The “January 2012 Terrorism Risk Briefing” from Risk Management Solutions Inc. (RMS) is a stark reminder. The report examines three topics, the homegrown terrorism threat in the United States, Al-Qaeda after the death of Anwar Awlaki and the bombing that rocked Nigeria on Christmas day.

As Al-Qaeda and its associated groups are weakened abroad, RMS expects them to leverage homegrown operatives in the U.S. “The political uprising that has swept through the Middle East and North Africa region, the demise of Al-Qaeda’s charismatic leader, Osama bin Laden, and the use of U.S. drone strikes to remove key Al-Qaeda agents have reduced the ideological and operational environment in which Al-Qaeda and its associated groups operate,” the report states. “In light of such a hostile environment, these groups have resorted to leveraging homegrown terrorism as an alternative method of executing their terrorist operations, particularly in the West.” 

Since these groups are highly decentralized and often involve a “lone wolf” operative, they are extremely difficult to identify and apprehend.
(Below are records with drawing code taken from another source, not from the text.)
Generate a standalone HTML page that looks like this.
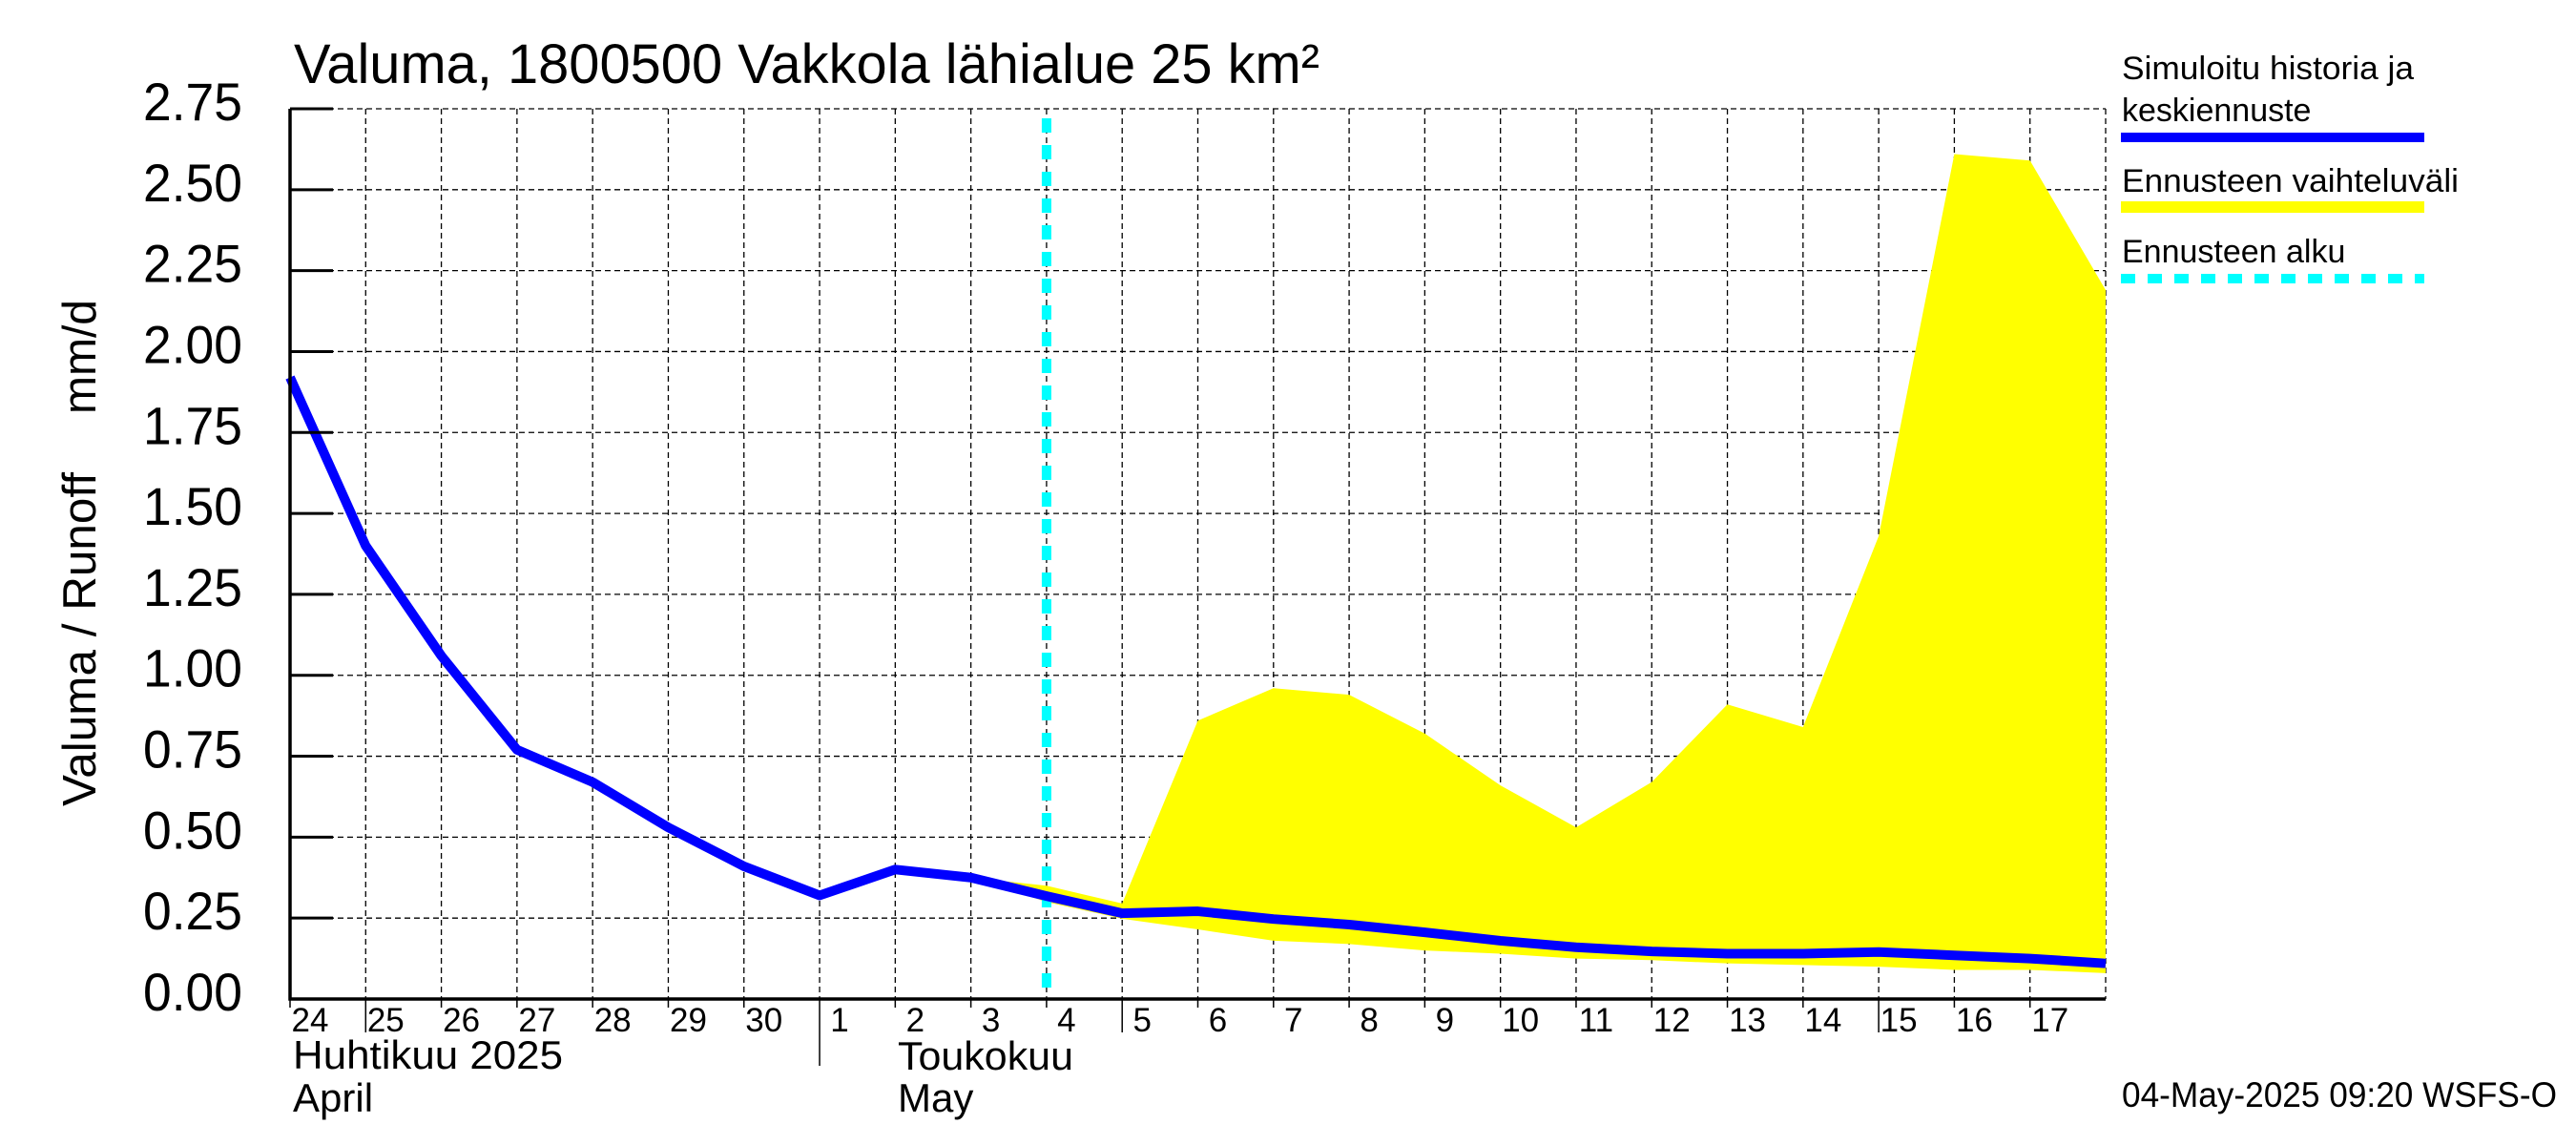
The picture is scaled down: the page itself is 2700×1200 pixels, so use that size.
<!DOCTYPE html>
<html><head><meta charset="utf-8"><style>
html,body{margin:0;padding:0;background:#fff;}
svg{display:block;font-family:"Liberation Sans",sans-serif;}
</style></head><body>
<svg id="chart" width="2700" height="1200" viewBox="0 0 2700 1200" xmlns="http://www.w3.org/2000/svg">
<rect x="0" y="0" width="2700" height="1200" fill="#fff"/>
<text x="308" y="87" font-size="58" textLength="1075" lengthAdjust="spacingAndGlyphs">Valuma, 1800500 Vakkola lähialue 25 km²</text>
<g id="grid"></g>
<g id="band"></g>
<g id="line"></g>
<g id="axes"></g>
<text transform="translate(100,845) rotate(-90)" font-size="49" textLength="350" lengthAdjust="spacingAndGlyphs">Valuma / Runoff</text>
<text transform="translate(100,434) rotate(-90)" font-size="49" textLength="120" lengthAdjust="spacingAndGlyphs">mm/d</text>
<text x="307" y="1120" font-size="42" textLength="283" lengthAdjust="spacingAndGlyphs">Huhtikuu  2025</text>
<text x="307" y="1165" font-size="42">April</text>
<text x="941" y="1121" font-size="42" textLength="184" lengthAdjust="spacingAndGlyphs">Toukokuu</text>
<text x="941" y="1165" font-size="42">May</text>
<g>
<text x="2224" y="83" font-size="34" textLength="306" lengthAdjust="spacingAndGlyphs">Simuloitu historia ja</text>
<text x="2224" y="127" font-size="34">keskiennuste</text>
<rect x="2223" y="139" width="318" height="10" fill="#0000ff"/>
<text x="2224" y="201" font-size="34" textLength="353" lengthAdjust="spacingAndGlyphs">Ennusteen vaihteluväli</text>
<rect x="2223" y="211" width="318" height="12" fill="#ffff00"/>
<text x="2224" y="275" font-size="34">Ennusteen alku</text>
<line x1="2223" y1="292" x2="2541" y2="292" stroke="#00ffff" stroke-width="10" stroke-dasharray="15 13"/>
</g>
<text x="2224" y="1160" font-size="37" textLength="456" lengthAdjust="spacingAndGlyphs">04-May-2025 09:20 WSFS-O</text>
</svg>
<script>
const dayLabels = ["24","25","26","27","28","29","30","1","2","3","4","5","6","7","8","9","10","11","12","13","14","15","16","17"];
const yTicks = [0,0.25,0.5,0.75,1,1.25,1.5,1.75,2,2.25,2.5,2.75];
const yTickLabels = ["0.00","0.25","0.50","0.75","1.00","1.25","1.50","1.75","2.00","2.25","2.50","2.75"];
const simValues = [1.92,1.40,1.06,0.77,0.67,0.53,0.41,0.32,0.40,0.375,0.318,0.265,0.271,0.247,0.23,0.206,0.18,0.16,0.147,0.14,0.14,0.145,0.135,0.125,0.11];
const bandStart = 9;
const bandUpper = [0.375,0.35,0.295,0.86,0.96,0.94,0.82,0.66,0.53,0.67,0.91,0.84,1.43,2.61,2.59,2.19];
const bandLower = [0.375,0.30,0.248,0.215,0.18,0.17,0.15,0.14,0.125,0.12,0.11,0.105,0.10,0.09,0.09,0.08];
const forecastStart = 10;
const longTickDays = [1,11,21];
const monthBoundary = 7;

const X0=304, X1=2207, Y0=1047, Y1=114, NDAYS=24, YMAX=2.75;
const NS="http://www.w3.org/2000/svg";
function xs(i){return X0+(X1-X0)*i/NDAYS;}
function ys(v){return Y0-(Y0-Y1)*v/YMAX;}
function mk(tag,attrs,parent){const e=document.createElementNS(NS,tag);for(const k in attrs)e.setAttribute(k,attrs[k]);parent.appendChild(e);return e;}
const grid=document.getElementById('grid'),band=document.getElementById('band'),line=document.getElementById('line'),axes=document.getElementById('axes');

yTicks.forEach((v,i)=>{
  const g=mk('line',{x1:X0,y1:ys(v),x2:X1,y2:ys(v),stroke:'#000','stroke-width':1.3,'stroke-dasharray':'6 4'},grid);
  
  
  const t=mk('line',{x1:X0,y1:ys(v),x2:X0+45,y2:ys(v),stroke:'#000','stroke-width':3},axes);
  
  
  const l=mk('text',{x:254,y:ys(v)+12,'font-size':56,'text-anchor':'end',textLength:104,lengthAdjust:'spacingAndGlyphs'},axes);
  l.textContent=yTickLabels[i];
  
  
});
for(let i=1;i<=NDAYS;i++){
  const g=mk('line',{x1:xs(i),y1:Y1,x2:xs(i),y2:Y0,stroke:'#000','stroke-width':1.3,'stroke-dasharray':'6 4'},grid);
  
  
}
dayLabels.forEach((d,i)=>{
  let y2=1056;
  if(longTickDays.includes(i)) y2=1082;
  if(i===monthBoundary) y2=1117;
  const t=mk('line',{x1:xs(i),y1:Y0,x2:xs(i),y2:y2,stroke:'#000','stroke-width':1.5},axes);
  
  
  const l=mk('text',{x:xs(i)+21,y:1081,'font-size':35,'text-anchor':'middle'},axes);
  l.textContent=d;
  
  
});

let pts=[];
bandUpper.forEach((v,k)=>pts.push(xs(bandStart+k)+','+ys(v)));
for(let k=bandLower.length-1;k>=0;k--) pts.push(xs(bandStart+k)+','+ys(bandLower[k]));
const poly=mk('polygon',{points:pts.join(' '),fill:'#ffff00'},band);



const cy=mk('line',{x1:xs(forecastStart),y1:Y1+10,x2:xs(forecastStart),y2:Y0,stroke:'#00ffff','stroke-width':10,'stroke-dasharray':'15 13'},line);



const pl=mk('polyline',{points:simValues.map((v,i)=>xs(i)+','+ys(v)).join(' '),fill:'none',stroke:'#0000ff','stroke-width':10,'stroke-linejoin':'round'},line);



const ax=mk('path',{d:`M${X0} ${Y1} L${X0} ${Y0} L${X1} ${Y0}`,fill:'none',stroke:'#000','stroke-width':3.5},axes);


</script>
</body></html>
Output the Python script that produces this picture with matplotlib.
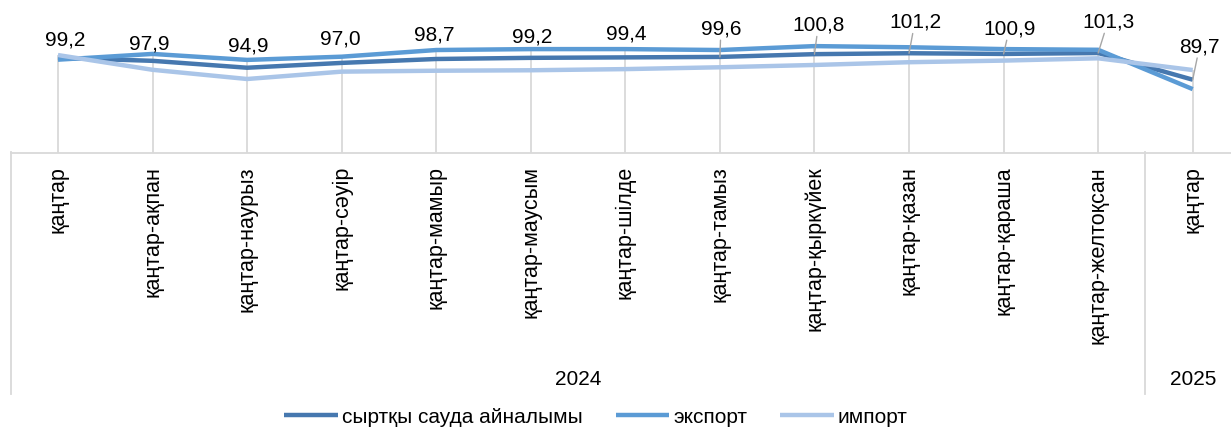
import matplotlib
matplotlib.use("Agg")
import matplotlib.pyplot as plt
from matplotlib.lines import Line2D
from matplotlib.transforms import blended_transform_factory

plt.rcParams['font.family'] = ['Liberation Sans', 'DejaVu Sans']

# Деректер
categories = ['қаңтар', 'қаңтар-ақпан', 'қаңтар-наурыз', 'қаңтар-сәуір',
              'қаңтар-мамыр', 'қаңтар-маусым', 'қаңтар-шілде', 'қаңтар-тамыз',
              'қаңтар-қыркүйек', 'қаңтар-қазан', 'қаңтар-қараша',
              'қаңтар-желтоқсан', 'қаңтар']
years = ['2024', '2025']
year_sizes = [12, 1]

turnover = [99.2, 97.9, 94.9, 97.0, 98.7, 99.2, 99.4, 99.6, 100.8, 101.2, 100.9, 101.3, 89.7]
export = [98.4, 100.9, 98.3, 99.7, 102.6, 103.0, 103.0, 102.6, 104.3, 103.8, 103.0, 102.7, 85.6]
imports = [100.4, 94.0, 90.0, 93.2, 93.6, 93.8, 94.3, 95.1, 96.1, 97.3, 98.0, 99.0, 93.9]

series_names = ['сыртқы сауда айналымы', 'экспорт', 'импорт']
colors = ['#4678AF', '#5B9BD5', '#AAC5E8']

# Жазулардың ығысуы (пиксель) және сілтеме сызықтары
label_offsets = [(7, 19), (-3, 18), (1, 23), (-1, 25), (-2, 25), (1, 22), (1, 24),
                 (1, 29), (4, 30), (6, 32), (6, 26), (10, 32), (7, 34)]
leader = [False] * 7 + [True] * 6

W, H = 1231, 431
fig = plt.figure(figsize=(W / 100, H / 100), dpi=100)

left_px, step = 10.7, 94.56
bottom_px, top_px = 153.6, 22.5
ax = fig.add_axes([left_px / W, 1 - bottom_px / H,
                   13 * step / W, (bottom_px - top_px) / H])

x = list(range(len(categories)))
for name, vals, c in zip(series_names, [turnover, export, imports], colors):
    ax.plot(x, vals, color=c, lw=3.2, label=name, solid_capstyle='butt', zorder=3)

ax.set_xlim(-0.5, len(categories) - 0.5)
ax.set_ylim(58, 115)

# Түсіру сызықтары
tops = [max(a, b, c) for a, b, c in zip(turnover, export, imports)]
ax.vlines(x, 58, tops, color='#D9D9D9', lw=1.3, zorder=1)

for s in ['top', 'right', 'left']:
    ax.spines[s].set_visible(False)
ax.spines['bottom'].set_color('#D9D9D9')
ax.spines['bottom'].set_linewidth(1.3)
ax.set_yticks([])
ax.set_xticks(x)
ax.set_xticklabels(categories, rotation=90, fontsize=15.5)
ax.tick_params(axis='x', length=0, pad=9)

for i, v in enumerate(turnover):
    dx, dy = label_offsets[i]
    props = dict(arrowstyle='-', color='#A6A6A6', lw=1.0, shrinkA=0, shrinkB=0) if leader[i] else None
    ax.annotate(f"{v:.1f}".replace('.', ','), (i, v), xytext=(dx, dy),
                textcoords='offset pixels', ha='center', va='center',
                fontsize=15, arrowprops=props, zorder=5)

# Жылдар деңгейі
tr = blended_transform_factory(ax.transData, fig.transFigure)
start = 0
for yr, n in zip(years, year_sizes):
    ax.text(start + (n - 1) / 2, 1 - 380 / H, yr, transform=tr,
            ha='center', va='center', fontsize=15)
    start += n
for xs in [-0.5, 11.5]:
    fig.add_artist(Line2D([xs, xs], [1 - 153 / H, 1 - 395 / H], transform=tr,
                          color='#D9D9D9', lw=1.3))

fig.legend(loc='center', bbox_to_anchor=(596 / W, 1 - 418 / H), ncol=3,
           frameon=False, fontsize=15, handlelength=2.55, handletextpad=0.2,
           columnspacing=1.6)

fig.savefig('out.png', dpi=100)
Najibullah Zazi, who tried to bomb the New York City subway; Antonio Martinez targeting a Baltimore area military recruiting facility; and Faisal Shahzad, who attempted a car bomb in Times Square are all exemplars of this trend and perhaps an indication of where the risk is most concentrated. “Since most plots in the United States will likely involve homegrown jihadists in 2012, soft targets with a large volume of people and iconic values, such as hotels and mass transportation infrastructure, will be the more probable targets,” the report states. “Moreover, given the strong interest in attacks against aircrafts, it is expected that the groups will continue to seek ways to attack the aviation infrastructure.”